**Task instructions:** Reproduce the listing below exactly, beginning with its first line and ending with the line that holds "XAxis, YAxis, ReferenceLine"; pictures are not part of the copy.

**Data lines:**
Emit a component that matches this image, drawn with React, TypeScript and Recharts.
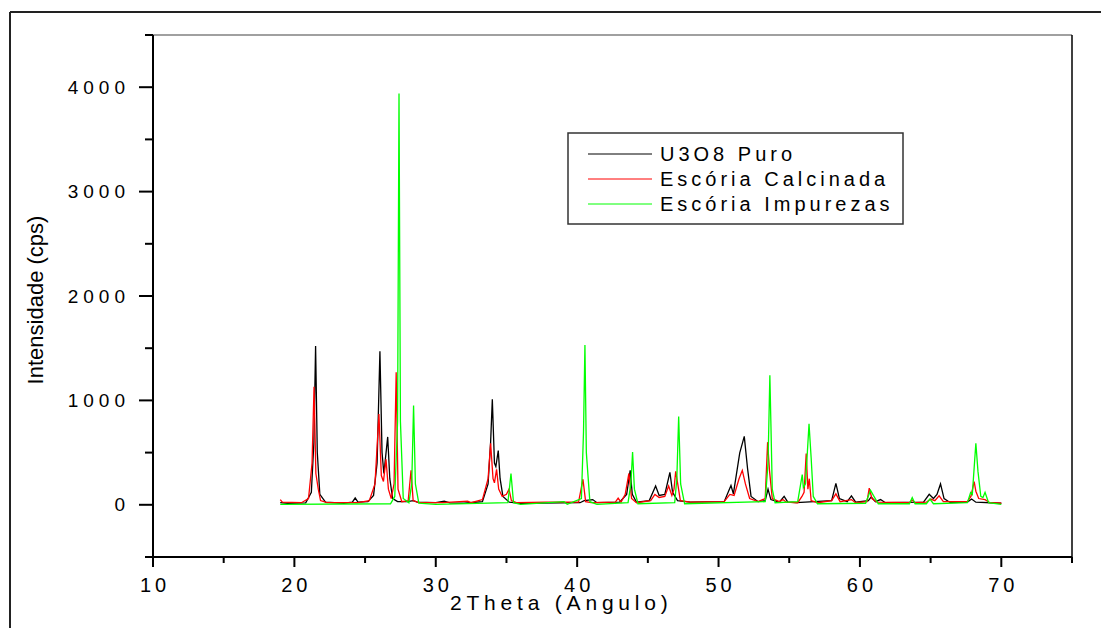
import React from 'react'
import { LineChart, Line, XAxis, YAxis, ReferenceLine } from 'recharts'

const u3o8Puro: [number, number][] = [
  [19.0, 20], [19.5, 15], [20.8, 18], [21.2, 120], [21.38, 600], [21.5, 1520], [21.62, 500],
  [21.8, 100], [22.2, 25], [23.5, 15], [24.1, 25], [24.3, 65], [24.5, 25], [25.2, 30],
  [25.6, 90], [25.85, 400], [26.05, 1470], [26.2, 500], [26.33, 300], [26.6, 650], [26.75, 250],
  [26.95, 60], [27.3, 30], [28.0, 30], [28.4, 40], [28.7, 25], [30.0, 20], [30.6, 35],
  [31.0, 18], [32.0, 15], [33.3, 30], [33.7, 200], [33.88, 600], [34.0, 1010], [34.15, 400],
  [34.25, 367], [34.42, 520], [34.55, 250], [34.75, 80], [35.2, 25], [36.0, 15], [40.2, 20],
  [40.5, 40], [41.1, 50], [41.4, 20], [43.0, 25], [43.5, 100], [43.75, 330], [43.9, 100],
  [44.2, 25], [45.1, 40], [45.55, 180], [45.8, 90], [46.2, 100], [46.56, 310], [46.75, 120],
  [47.1, 40], [48.0, 25], [50.4, 30], [50.88, 185], [51.05, 105], [51.5, 497], [51.82, 655],
  [52.05, 350], [52.3, 80], [52.8, 30], [53.3, 40], [53.5, 150], [53.7, 50], [54.3, 25],
  [54.64, 80], [54.9, 25], [55.5, 20], [58.0, 40], [58.3, 205], [58.55, 60], [59.1, 30],
  [59.4, 85], [59.7, 25], [60.6, 40], [60.8, 75], [61.1, 30], [61.46, 50], [61.8, 20],
  [64.5, 25], [64.9, 100], [65.2, 60], [65.45, 100], [65.7, 200], [65.95, 60], [66.4, 20],
  [67.6, 25], [67.9, 55], [68.2, 25], [70.0, 15],
]

const escoriaCalcinada: [number, number][] = [
  [19.0, 50], [19.15, 25], [20.5, 20], [21.0, 60], [21.25, 400], [21.39, 1130], [21.52, 300],
  [21.69, 150], [21.85, 40], [22.3, 20], [24.5, 20], [25.3, 40], [25.7, 200], [25.98, 870],
  [26.15, 280], [26.3, 223], [26.48, 437], [26.65, 150], [26.85, 60], [27.05, 200], [27.2, 1270],
  [27.33, 150], [27.6, 30], [28.05, 40], [28.25, 330], [28.4, 40], [28.8, 20], [30.5, 20],
  [32.25, 35], [32.5, 20], [33.3, 50], [33.7, 250], [33.88, 590], [34.05, 250], [34.15, 210],
  [34.3, 340], [34.45, 150], [34.7, 80], [35.0, 100], [35.18, 150], [35.35, 40], [35.7, 20],
  [37.8, 25], [40.1, 25], [40.41, 245], [40.6, 30], [41.0, 20], [42.7, 25], [42.9, 64],
  [43.1, 25], [43.4, 100], [43.66, 300], [43.85, 60], [44.2, 20], [45.2, 40], [45.5, 100],
  [45.8, 70], [46.2, 80], [46.47, 180], [46.7, 90], [46.85, 150], [46.97, 320], [47.1, 213],
  [47.3, 40], [48.0, 25], [50.4, 30], [50.8, 100], [51.1, 90], [51.45, 250], [51.68, 330],
  [51.9, 200], [52.2, 60], [52.8, 30], [53.3, 60], [53.47, 600], [53.6, 335], [53.8, 60],
  [54.3, 30], [54.55, 50], [54.8, 25], [55.6, 20], [55.9, 80], [56.05, 120], [56.2, 490],
  [56.32, 150], [56.42, 250], [56.55, 40], [57.0, 20], [58.0, 40], [58.3, 105], [58.6, 30],
  [59.4, 50], [59.7, 20], [60.5, 30], [60.66, 160], [60.85, 60], [61.2, 25], [63.5, 20],
  [63.7, 45], [63.9, 20], [64.7, 25], [65.0, 55], [65.3, 40], [65.6, 86], [65.9, 30],
  [67.6, 30], [67.85, 80], [68.08, 223], [68.2, 130], [68.4, 60], [68.85, 50], [69.2, 20],
  [70.0, 15],
]

const escoriaImpurezas: [number, number][] = [
  [19.0, 5], [26.8, 10], [27.1, 80], [27.3, 800], [27.4, 3940], [27.5, 800], [27.7, 60],
  [28.1, 20], [28.3, 200], [28.43, 950], [28.56, 200], [28.8, 15], [30.0, 5], [35.1, 20],
  [35.32, 300], [35.5, 20], [36.0, 5], [39.07, 30], [39.3, 5], [40.3, 60], [40.45, 700],
  [40.55, 1530], [40.65, 500], [40.9, 30], [41.4, 5], [43.6, 20], [43.8, 200], [43.92, 505],
  [44.05, 150], [44.3, 10], [46.9, 20], [47.05, 250], [47.18, 845], [47.32, 200], [47.6, 10],
  [53.3, 30], [53.5, 400], [53.63, 1240], [53.7, 800], [53.8, 150], [54.0, 20], [55.6, 30],
  [55.92, 290], [56.0, 165], [56.15, 200], [56.4, 775], [56.55, 450], [56.7, 80], [57.0, 10],
  [60.4, 15], [60.75, 140], [60.95, 90], [61.3, 10], [63.5, 10], [63.7, 70], [63.9, 10],
  [64.7, 10], [64.95, 55], [65.2, 10], [67.6, 20], [67.83, 118], [67.95, 100], [68.2, 590],
  [68.35, 320], [68.55, 80], [68.7, 70], [68.85, 120], [69.1, 20], [70.0, 5],
]

const xTicks = [10, 15, 20, 25, 30, 35, 40, 45, 50, 55, 60, 65, 70, 75]
const yTicks = [-500, 0, 500, 1000, 1500, 2000, 2500, 3000, 3500, 4000, 4500]

const seriesNames = ['U3O8 Puro', 'Escória Calcinada', 'Escória Impurezas']
const seriesColors = ['#000000', '#ff0000', '#00ff00']

const FONT = '"Liberation Sans", Arial, sans-serif'

const toPoints = (arr: [number, number][]) => arr.map(([x, y]) => ({ x, y }))

const XTick = (props: any) => {
  const { x, y, payload } = props
  const v = payload.value
  const major = v % 10 === 0 && v <= 70
  return (
    <g>
      <line x1={x} x2={x} y1={y} y2={y + (major ? 10 : 6)} stroke="#000" strokeWidth={2} />
      {major && (
        <text
          x={x + 2}
          y={y + 28}
          textAnchor="middle"
          dominantBaseline="central"
          fontFamily={FONT}
          fontSize={20}
          letterSpacing={4}
          fill="#000"
        >
          {v}
        </text>
      )}
    </g>
  )
}

const YTick = (props: any) => {
  const { x, y, payload } = props
  const v = payload.value
  const major = v % 1000 === 0 && v >= 0 && v <= 4000
  return (
    <g>
      <line x1={x - (major ? 14 : 8)} x2={x} y1={y} y2={y} stroke="#000" strokeWidth={2} />
      {major && (
        <text
          x={x - 23}
          y={y}
          textAnchor="end"
          dominantBaseline="central"
          fontFamily={FONT}
          fontSize={19}
          letterSpacing={5}
          fill="#000"
        >
          {v}
        </text>
      )}
    </g>
  )
}

export default function App() {
  const rows = [154, 179, 204]
  return (
    <div style={{ position: 'absolute', left: 0, top: 0, width: 1101, height: 628, background: '#fff' }}>
      <LineChart width={1101} height={628} margin={{ top: 35, right: 29, bottom: 31, left: 53 }}>
        <XAxis
          dataKey="x"
          type="number"
          domain={[10, 75]}
          ticks={xTicks}
          interval={0}
          allowDataOverflow
          height={40}
          tickSize={0}
          tickMargin={0}
          tickLine={false}
          axisLine={{ stroke: '#000', strokeWidth: 2 }}
          tick={<XTick />}
        />
        <YAxis
          type="number"
          domain={[-500, 4500]}
          ticks={yTicks}
          interval={0}
          allowDataOverflow
          width={100}
          tickSize={0}
          tickMargin={0}
          tickLine={false}
          axisLine={{ stroke: '#000', strokeWidth: 2 }}
          tick={<YTick />}
        />
        <ReferenceLine y={4500} stroke="#808080" strokeWidth={1.5} />
        <ReferenceLine x={75} stroke="#000" strokeWidth={1.5} />
        <Line data={toPoints(u3o8Puro)} dataKey="y" type="linear" stroke={seriesColors[0]} strokeWidth={1.3} dot={false} isAnimationActive={false} />
        <Line data={toPoints(escoriaCalcinada)} dataKey="y" type="linear" stroke={seriesColors[1]} strokeWidth={1.3} dot={false} isAnimationActive={false} />
        <Line data={toPoints(escoriaImpurezas)} dataKey="y" type="linear" stroke={seriesColors[2]} strokeWidth={1.3} dot={false} isAnimationActive={false} />
      </LineChart>
      <svg
        width={1101}
        height={628}
        style={{ position: 'absolute', left: 0, top: 0, pointerEvents: 'none' }}
      >
        <line x1={10} x2={1101} y1={12} y2={12} stroke="#222" strokeWidth={2} />
        <line x1={10} x2={10} y1={12} y2={628} stroke="#222" strokeWidth={2} />
        <text
          x={35}
          y={300}
          transform="rotate(-90 35 300)"
          textAnchor="middle"
          dominantBaseline="central"
          fontFamily={FONT}
          fontSize={22}
          fill="#000"
        >
          Intensidade (cps)
        </text>
        <text x={450} y={602} dominantBaseline="central" fontFamily={FONT} fontSize={21} letterSpacing={4.8} fill="#000">
          2Theta (Angulo)
        </text>
        <rect x={568} y={133} width={335} height={91} fill="#fff" stroke="#333" strokeWidth={1.5} />
        {seriesNames.map((n, i) => (
          <g key={n}>
            <line x1={588} x2={652} y1={rows[i]} y2={rows[i]} stroke={seriesColors[i]} strokeWidth={1} />
            <text x={660} y={rows[i]} dominantBaseline="central" fontFamily={FONT} fontSize={20} letterSpacing={4} fill="#000">
              {n}
            </text>
          </g>
        ))}
      </svg>
    </div>
  )
}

**Final answer:**
Emit a component that matches this image, drawn with React, TypeScript and Recharts.
import React from 'react'
import { LineChart, Line, XAxis, YAxis, ReferenceLine } from 'recharts'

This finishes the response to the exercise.